Most people know they should budget. Very few do it because most budgeting systems feel like a second job. The 50/30/20 rule exists because simplicity is the point.

Here’s how it works – and when you might need to adjust it.

The Basic Framework

The 50/30/20 rule divides your after-tax income into three categories: needs, wants, and savings.

  • 50% – Needs. Rent or mortgage, utilities, groceries, transportation, insurance, minimum debt payments. Things you can’t reasonably cut without major life changes.
  • 30% – Wants. Dining out, subscriptions, travel, entertainment, clothes beyond basics. Things you choose to spend on.
  • 20% – Savings and debt. Emergency fund, retirement contributions, extra debt payments, investing.

Rather than tracking every transaction, the 50/30/20 rule focuses on allocation rather than precision – making budgeting easier to follow consistently.

How to Apply It

Use your take-home pay – not your gross salary. The money that actually hits your bank account.

Example: $5,000/month take-home pay

  • Needs: $2,500
  • Wants: $1,500
  • Savings/debt: $1,000

Simple enough to set up in 10 minutes. No spreadsheet required.

Where It Gets Tricky

The rule assumes 50% is enough for your needs. For many people – especially in high cost-of-living cities – housing alone can eat up 40-50% of take-home pay before anything else. For most American households, needs alone consume about 80% of take-home pay, making the 50% needs cap unrealistic.

If that’s your situation, don’t abandon the framework – adjust it. Start with an honest 70/20/10 split if that’s where you are, and work toward 50/30/20 over time as your income grows or expenses drop.

The Part Most People Skip

The 20% savings category is where the rule earns its keep – and where most people fudge it. If you treat savings as “whatever’s left,” it’ll always be zero.

The fix: automate the 20% first, on payday, before you see it. What’s left is what you spend. That simple switch changes everything.

Is It Right for You?

The 50/30/20 rule is best for people who want a simple framework without tracking every dollar.

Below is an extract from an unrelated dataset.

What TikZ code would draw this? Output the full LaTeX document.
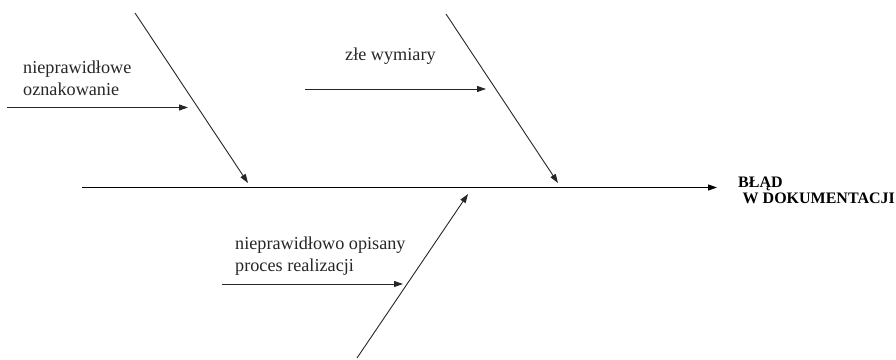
\documentclass[tikz,border=0pt]{standalone}
\usepackage{fontspec}
\setmainfont{Liberation Serif}
\usetikzlibrary{arrows.meta}
\begin{document}
\begin{tikzpicture}[x=1pt,y=-1pt,
  bone/.style={draw=black!85,line width=0.9pt,-{Triangle[length=9pt,width=6pt]}},
  spine/.style={draw=black,line width=1.1pt,-{Triangle[length=9pt,width=6pt]}},
  lbl/.style={anchor=base west,inner sep=0pt,font=\fontsize{18.2}{22}\selectfont,text=black!85,align=left},
  effect/.style={anchor=base west,inner sep=0pt,font=\bfseries\fontsize{16}{16}\selectfont,align=left}]
\useasboundingbox (0,0) rectangle (896,359);
% spine
\coordinate (s0) at (82,187.5);
\coordinate (s1) at (717,187.5);
\draw[spine] (s0) -- (s1);
% bones
\coordinate (b1a) at (135,13);
\coordinate (b1b) at (248,183);
\coordinate (b2a) at (446,14);
\coordinate (b2b) at (558,183);
\coordinate (b3a) at (357,358);
\coordinate (b3b) at (468,194);
\draw[bone] (b1a) -- (b1b);
\draw[bone] (b2a) -- (b2b);
\draw[bone] (b3a) -- (b3b);
% sub arrows
\coordinate (c1a) at (7,107.5);
\coordinate (c1b) at (188,107.5);
\coordinate (c2a) at (305,89);
\coordinate (c2b) at (486,89);
\coordinate (c3a) at (222,284);
\coordinate (c3b) at (403,284);
\draw[bone] (c1a) -- (c1b);
\draw[bone] (c2a) -- (c2b);
\draw[bone] (c3a) -- (c3b);
% labels (base = baseline of last line)
\node[lbl] (t1) at (23,95) {nieprawidłowe\\oznakowanie};
\node[lbl] (t2) at (345,60) {złe wymiary};
\node[lbl] (t3) at (235,271) {nieprawidłowo opisany\\proces realizacji};
\node[effect] (e) at (738,203) {BŁĄD\\\hspace*{4.5pt}W DOKUMENTACJI};
\end{tikzpicture}
\end{document}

It works well as a starting point and a gut-check – even if your percentages don’t match perfectly, knowing which category is out of balance tells you exactly where to focus.

If you want more precision and control, a zero-based budget – where every dollar is assigned a job – goes further. But for most beginners, 50/30/20 is good enough to start.

Good enough and started beats perfect and never begun.